**Task data**
** begin **

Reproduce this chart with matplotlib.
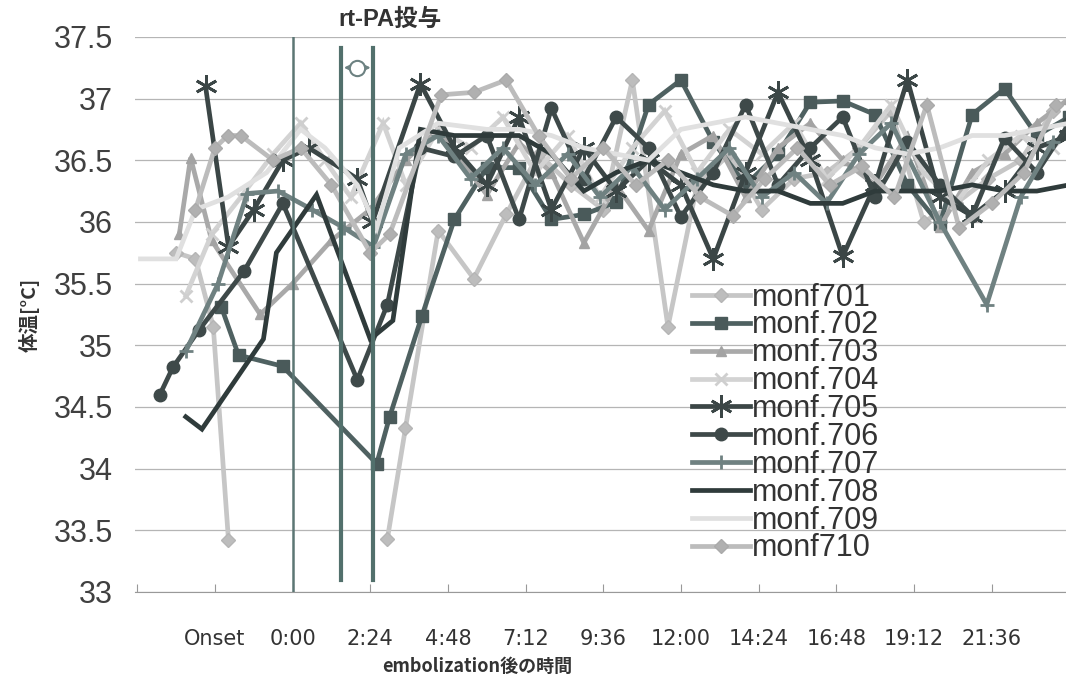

** end **
** begin **

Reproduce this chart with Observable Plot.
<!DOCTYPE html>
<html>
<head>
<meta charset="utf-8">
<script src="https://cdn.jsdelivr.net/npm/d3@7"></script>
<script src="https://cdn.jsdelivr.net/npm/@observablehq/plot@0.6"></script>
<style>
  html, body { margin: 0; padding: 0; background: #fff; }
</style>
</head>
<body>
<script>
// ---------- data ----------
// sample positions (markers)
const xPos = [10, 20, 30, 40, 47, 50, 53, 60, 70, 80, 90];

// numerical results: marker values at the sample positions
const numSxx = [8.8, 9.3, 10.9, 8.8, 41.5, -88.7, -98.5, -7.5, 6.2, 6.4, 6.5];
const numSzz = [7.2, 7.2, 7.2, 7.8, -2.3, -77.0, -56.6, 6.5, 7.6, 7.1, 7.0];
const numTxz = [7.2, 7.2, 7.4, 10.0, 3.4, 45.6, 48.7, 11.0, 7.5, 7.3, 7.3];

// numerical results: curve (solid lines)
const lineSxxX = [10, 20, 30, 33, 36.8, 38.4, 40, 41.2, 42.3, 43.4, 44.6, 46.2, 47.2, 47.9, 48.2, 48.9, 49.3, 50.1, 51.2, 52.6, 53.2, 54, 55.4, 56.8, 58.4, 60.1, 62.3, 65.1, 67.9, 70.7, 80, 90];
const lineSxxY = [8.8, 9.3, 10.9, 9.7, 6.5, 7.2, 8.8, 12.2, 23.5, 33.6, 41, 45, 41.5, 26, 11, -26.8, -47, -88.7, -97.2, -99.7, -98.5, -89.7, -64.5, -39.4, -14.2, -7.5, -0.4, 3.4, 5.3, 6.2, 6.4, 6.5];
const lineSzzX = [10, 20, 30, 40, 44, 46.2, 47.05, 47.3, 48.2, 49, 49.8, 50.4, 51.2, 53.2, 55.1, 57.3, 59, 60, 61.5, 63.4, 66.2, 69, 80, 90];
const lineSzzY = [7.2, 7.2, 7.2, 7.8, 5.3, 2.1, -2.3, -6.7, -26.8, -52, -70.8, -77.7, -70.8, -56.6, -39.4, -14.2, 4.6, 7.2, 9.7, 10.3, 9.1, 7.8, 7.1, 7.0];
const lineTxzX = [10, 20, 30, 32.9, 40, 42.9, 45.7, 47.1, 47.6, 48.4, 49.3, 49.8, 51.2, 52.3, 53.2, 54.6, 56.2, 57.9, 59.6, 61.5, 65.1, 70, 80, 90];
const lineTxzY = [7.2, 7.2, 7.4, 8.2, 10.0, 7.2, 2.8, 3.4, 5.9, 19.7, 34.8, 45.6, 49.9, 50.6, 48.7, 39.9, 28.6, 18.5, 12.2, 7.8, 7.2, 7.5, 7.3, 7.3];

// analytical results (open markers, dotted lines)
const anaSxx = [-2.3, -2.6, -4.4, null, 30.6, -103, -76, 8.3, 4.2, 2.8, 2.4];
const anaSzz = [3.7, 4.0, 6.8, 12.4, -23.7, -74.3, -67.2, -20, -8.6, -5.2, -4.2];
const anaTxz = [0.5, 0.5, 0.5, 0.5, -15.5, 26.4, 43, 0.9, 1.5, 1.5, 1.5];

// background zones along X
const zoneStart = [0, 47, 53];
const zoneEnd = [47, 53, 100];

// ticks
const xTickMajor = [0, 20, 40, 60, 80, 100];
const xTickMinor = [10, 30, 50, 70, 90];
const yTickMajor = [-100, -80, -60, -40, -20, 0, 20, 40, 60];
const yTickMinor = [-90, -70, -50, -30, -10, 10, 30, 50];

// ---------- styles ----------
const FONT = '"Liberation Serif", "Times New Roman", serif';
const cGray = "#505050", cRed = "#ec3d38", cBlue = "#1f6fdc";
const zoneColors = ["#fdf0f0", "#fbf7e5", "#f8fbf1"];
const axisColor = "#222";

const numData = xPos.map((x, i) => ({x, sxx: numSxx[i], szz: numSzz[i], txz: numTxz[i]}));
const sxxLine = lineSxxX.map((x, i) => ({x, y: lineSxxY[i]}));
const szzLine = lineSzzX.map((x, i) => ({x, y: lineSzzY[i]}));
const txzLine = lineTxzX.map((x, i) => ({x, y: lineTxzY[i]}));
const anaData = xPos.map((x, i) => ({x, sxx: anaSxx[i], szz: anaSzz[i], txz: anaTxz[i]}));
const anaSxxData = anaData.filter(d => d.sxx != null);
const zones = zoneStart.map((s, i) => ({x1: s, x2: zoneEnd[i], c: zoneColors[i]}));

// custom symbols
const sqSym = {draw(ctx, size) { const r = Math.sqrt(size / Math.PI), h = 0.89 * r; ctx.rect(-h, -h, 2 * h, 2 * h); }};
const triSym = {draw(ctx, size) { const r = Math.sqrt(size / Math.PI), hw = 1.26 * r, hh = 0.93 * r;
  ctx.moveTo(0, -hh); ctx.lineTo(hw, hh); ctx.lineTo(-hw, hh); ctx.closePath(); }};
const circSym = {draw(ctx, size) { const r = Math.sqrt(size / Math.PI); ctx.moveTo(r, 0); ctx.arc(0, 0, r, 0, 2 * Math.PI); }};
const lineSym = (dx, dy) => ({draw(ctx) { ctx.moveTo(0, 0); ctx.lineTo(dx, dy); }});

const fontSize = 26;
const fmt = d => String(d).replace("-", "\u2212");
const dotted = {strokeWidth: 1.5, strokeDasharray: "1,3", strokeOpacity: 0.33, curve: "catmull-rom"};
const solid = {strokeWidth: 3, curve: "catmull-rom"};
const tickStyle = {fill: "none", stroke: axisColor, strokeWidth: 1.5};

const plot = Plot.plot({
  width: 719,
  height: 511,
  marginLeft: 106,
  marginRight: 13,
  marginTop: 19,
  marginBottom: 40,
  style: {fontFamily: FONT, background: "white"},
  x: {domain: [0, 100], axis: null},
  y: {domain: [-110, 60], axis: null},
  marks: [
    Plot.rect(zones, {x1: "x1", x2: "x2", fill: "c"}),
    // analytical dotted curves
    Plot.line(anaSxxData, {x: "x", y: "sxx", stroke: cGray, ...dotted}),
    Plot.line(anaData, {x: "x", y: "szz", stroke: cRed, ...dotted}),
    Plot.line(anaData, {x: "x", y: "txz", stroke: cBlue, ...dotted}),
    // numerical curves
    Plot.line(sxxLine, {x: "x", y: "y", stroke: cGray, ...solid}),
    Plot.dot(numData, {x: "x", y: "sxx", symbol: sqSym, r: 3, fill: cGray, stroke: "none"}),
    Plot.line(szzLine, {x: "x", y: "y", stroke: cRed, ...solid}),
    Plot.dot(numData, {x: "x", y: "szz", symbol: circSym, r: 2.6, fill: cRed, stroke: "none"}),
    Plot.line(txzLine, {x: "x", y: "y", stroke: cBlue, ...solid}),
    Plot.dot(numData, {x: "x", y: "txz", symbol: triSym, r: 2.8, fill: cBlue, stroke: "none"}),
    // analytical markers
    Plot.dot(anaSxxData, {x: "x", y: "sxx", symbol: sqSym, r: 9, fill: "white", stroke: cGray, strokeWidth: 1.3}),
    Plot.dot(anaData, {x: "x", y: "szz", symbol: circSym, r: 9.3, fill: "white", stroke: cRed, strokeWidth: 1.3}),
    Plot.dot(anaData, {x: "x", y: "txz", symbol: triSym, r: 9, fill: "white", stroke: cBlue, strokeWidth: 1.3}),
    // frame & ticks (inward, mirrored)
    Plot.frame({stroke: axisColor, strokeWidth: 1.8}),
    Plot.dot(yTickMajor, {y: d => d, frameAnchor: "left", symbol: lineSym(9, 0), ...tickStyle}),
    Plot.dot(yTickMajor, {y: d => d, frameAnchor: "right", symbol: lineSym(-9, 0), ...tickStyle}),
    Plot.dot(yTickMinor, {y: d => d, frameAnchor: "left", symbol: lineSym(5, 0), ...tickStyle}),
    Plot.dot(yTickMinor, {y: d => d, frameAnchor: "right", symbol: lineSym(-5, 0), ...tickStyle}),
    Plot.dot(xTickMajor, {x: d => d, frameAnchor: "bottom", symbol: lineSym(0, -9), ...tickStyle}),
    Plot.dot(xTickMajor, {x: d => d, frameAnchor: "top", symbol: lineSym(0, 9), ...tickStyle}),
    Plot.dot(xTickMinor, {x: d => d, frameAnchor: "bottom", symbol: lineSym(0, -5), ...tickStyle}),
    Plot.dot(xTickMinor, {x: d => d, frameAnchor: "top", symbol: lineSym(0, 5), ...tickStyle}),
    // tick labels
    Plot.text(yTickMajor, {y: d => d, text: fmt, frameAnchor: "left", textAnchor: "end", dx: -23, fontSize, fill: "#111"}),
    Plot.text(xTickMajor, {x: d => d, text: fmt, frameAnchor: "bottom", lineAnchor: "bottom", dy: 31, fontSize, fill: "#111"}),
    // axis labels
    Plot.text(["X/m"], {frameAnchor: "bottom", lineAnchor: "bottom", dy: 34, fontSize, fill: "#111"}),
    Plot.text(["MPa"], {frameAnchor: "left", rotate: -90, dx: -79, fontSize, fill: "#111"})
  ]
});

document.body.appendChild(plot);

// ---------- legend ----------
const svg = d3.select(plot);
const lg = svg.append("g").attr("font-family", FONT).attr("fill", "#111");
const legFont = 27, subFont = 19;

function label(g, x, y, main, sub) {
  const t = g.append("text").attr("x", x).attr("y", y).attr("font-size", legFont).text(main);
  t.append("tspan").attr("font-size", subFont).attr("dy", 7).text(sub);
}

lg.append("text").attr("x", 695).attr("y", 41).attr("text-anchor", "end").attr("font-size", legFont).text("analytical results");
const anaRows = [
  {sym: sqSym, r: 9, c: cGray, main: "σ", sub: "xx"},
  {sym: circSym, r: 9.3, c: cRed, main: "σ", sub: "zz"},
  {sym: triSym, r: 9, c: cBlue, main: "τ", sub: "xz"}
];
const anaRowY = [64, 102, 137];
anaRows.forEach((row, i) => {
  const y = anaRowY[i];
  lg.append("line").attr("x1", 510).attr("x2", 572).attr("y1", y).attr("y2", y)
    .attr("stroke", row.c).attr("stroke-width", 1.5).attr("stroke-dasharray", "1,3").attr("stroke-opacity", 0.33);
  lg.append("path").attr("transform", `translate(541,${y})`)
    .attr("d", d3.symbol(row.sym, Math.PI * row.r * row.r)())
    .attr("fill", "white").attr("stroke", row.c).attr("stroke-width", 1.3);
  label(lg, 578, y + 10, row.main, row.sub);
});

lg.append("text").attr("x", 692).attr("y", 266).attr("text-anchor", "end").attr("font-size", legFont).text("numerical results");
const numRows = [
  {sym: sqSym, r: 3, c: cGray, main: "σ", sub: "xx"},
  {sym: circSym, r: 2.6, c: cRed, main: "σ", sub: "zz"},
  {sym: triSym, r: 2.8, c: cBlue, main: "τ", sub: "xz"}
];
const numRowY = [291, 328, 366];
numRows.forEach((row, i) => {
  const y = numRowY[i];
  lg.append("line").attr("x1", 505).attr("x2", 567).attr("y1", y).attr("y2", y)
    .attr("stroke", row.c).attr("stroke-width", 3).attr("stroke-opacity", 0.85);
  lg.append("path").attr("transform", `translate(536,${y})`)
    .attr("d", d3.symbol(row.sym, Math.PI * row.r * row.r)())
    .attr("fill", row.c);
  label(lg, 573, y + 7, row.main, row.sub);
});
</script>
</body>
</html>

** end **

**The problem**
Take the line that contains "Reproduce this chart with Observable Plot.", the line that contains "11.0, 7.5, 7.3, 7.3];", and all lines between, and give them again exactly; include no other line.

**Solution to this task**
Reproduce this chart with Observable Plot.
<!DOCTYPE html>
<html>
<head>
<meta charset="utf-8">
<script src="https://cdn.jsdelivr.net/npm/d3@7"></script>
<script src="https://cdn.jsdelivr.net/npm/@observablehq/plot@0.6"></script>
<style>
  html, body { margin: 0; padding: 0; background: #fff; }
</style>
</head>
<body>
<script>
// ---------- data ----------
// sample positions (markers)
const xPos = [10, 20, 30, 40, 47, 50, 53, 60, 70, 80, 90];

// numerical results: marker values at the sample positions
const numSxx = [8.8, 9.3, 10.9, 8.8, 41.5, -88.7, -98.5, -7.5, 6.2, 6.4, 6.5];
const numSzz = [7.2, 7.2, 7.2, 7.8, -2.3, -77.0, -56.6, 6.5, 7.6, 7.1, 7.0];
const numTxz = [7.2, 7.2, 7.4, 10.0, 3.4, 45.6, 48.7, 11.0, 7.5, 7.3, 7.3];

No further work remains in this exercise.